Тема — становление в Дагестане Советской власти. Хозяева душ, «светочи тьмы» в горном ауле Кирит, первая цель которых — нажива, а первое оружие — обман, не хотят перемен.
Опираясь на древние «законы гор», ловко играя чувствами людей, разжигают они вражду, которой могло бы не быть. Гибнут двое юношей, отец теряет сыновей, девушка теряет возлюбленного. В мире стало одной трагедией больше. Но люди начали понимать — в горах нужны новые законы.
Ширвани Чалаев очень ярко, выразительно передает атмосферу времени и событий, поднимаясь в ряде номеров до подлинных художественных высот (плач отца, к примеру; хор «Вернулся домой»). Композитор обладает редким даром услышать глубинное содержание слова или фразы и находит для них точное по интонации и по драматургии решение. Пластичность его музыкального языка столь велика, а ощущение приемлемости того или иного литературного построения столь тонко, что почти нигде на протяжении всего сочинения нет диссонантности между музыкальной фразой и фразой литературной (либретто композитора и Г. Фере по мотивам драмы Р. Фатуева).
Многих композиторов, особенно сочиняющих оперы на современную тему, пугает проблема так называемых проходных фраз, то есть имеющих отношение только к развитию сюжета, а не к основному содержанию. К примеру, на фразу «Я иду в кино» сочиняется такая музыка, как будто человек собирается, по крайней мере, в рай. Кстати, неоправданная эмоциональная роскошь в подобных случаях, одна из причин, вызывающих вполне естественную слушательскую антипатию. Ширвани Чалаев талантливо избегает «проходных» фраз. Все подчинено содержанию, отчего форма делается лаконичной и разворачивается контрастными, но органично следующими один за другим эпизодами — от очень маленьких до весьма развернутых (особенно интересно в этом плане 1-е действие).

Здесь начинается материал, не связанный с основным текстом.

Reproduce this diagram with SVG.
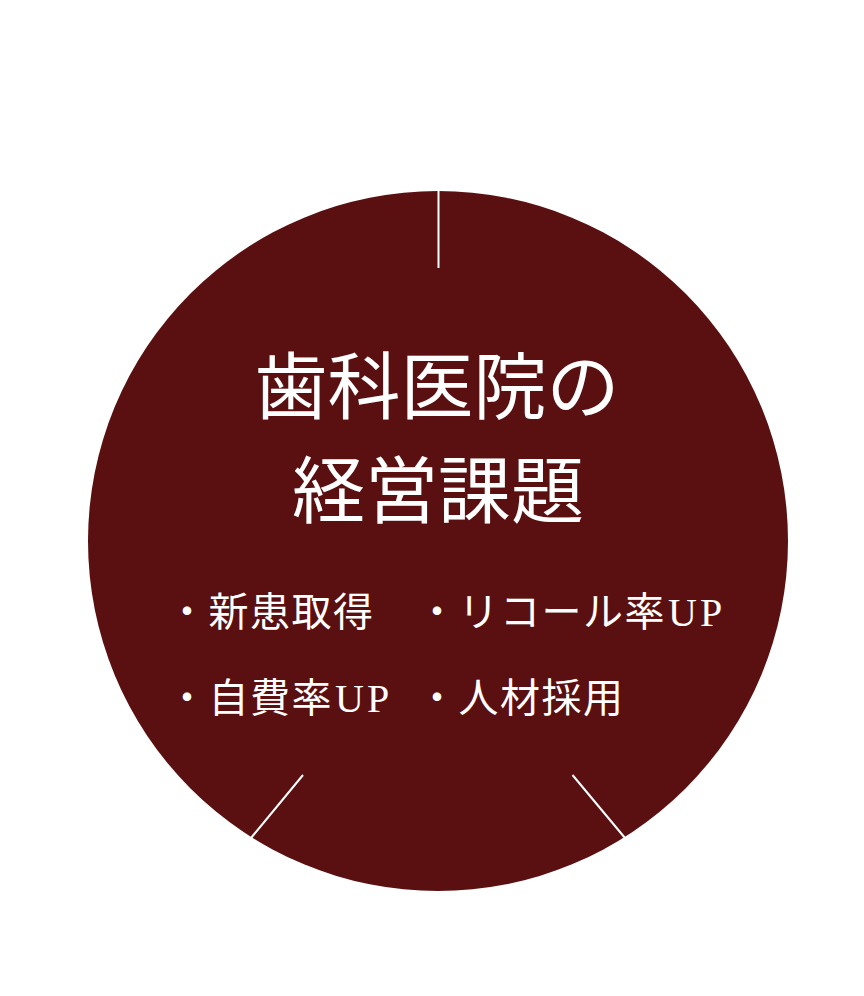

Музыка оперы пронизана интонациями лакского фольклора (Ширвани Чалаев — лакец, как и его старший коллега, хорошо известный ленинградцам Мурад Кажлаев). И это не случайно. Композитор влюблен в свою горную сторону, в свой народ, в его музыку. Он свой в аулах, он сам поет на свадьбах и вечеринках и записывает то, что поют другие. Огромный труд — 100 лакских народных песен — уже закончен. А композитор хочет собрать и записать все, что поет его народ. И именно живой сок народных интонаций делает творчество Ширвани Чалаева интересным и неповторимым. В его сочинениях народная музыка, обогащенная и развитая на основе достижений композиторской практики, обретает новую, неведомую ей, но ею порожденную силу.
В заключение хочется сказать о постановке оперы. Театр немало потрудился над созданием спектакля, и тем не менее досадно, что многое в сценическом воплощении не удовлетворяет. Прежде всего не на должной высоте музыкальная часть спектакля (музыкальный руководитель — дирижер Бубельников). Оркестр заглушает хор, подолгу не может попасть в один темп с солистами, баланс звучности оркестровых групп не везде найден правильно. Из исполнителей мужских партий особенно выделяется В. Кузнецов (Ай-Гази), поющий без нажима, четко. В его исполнении хорошо прослушивается мелодический рисунок. У исполнительниц женских партий есть общий недостаток — плохая дикция.
В режиссуре оперы также есть досадные просчеты, в особенности в постановке массовых хоровых сцен. Так могли выходить хоры и в «Русалке», и в «Аиде». А ведь даже тот факт, что горские женщины были в то время необычайно ущемлены в правах по сравнению с мужчинами — даже этот факт решительно мог бы повлиять на мизансцены хора, сделать их менее привычными.
От всей души хочется пожелать театру продолжить работу над спектаклем, чтобы от представления к представлению он становился лучше на радость всем, кто любит оперу, и тем, кто сможет ее после этого спектакля полюбить.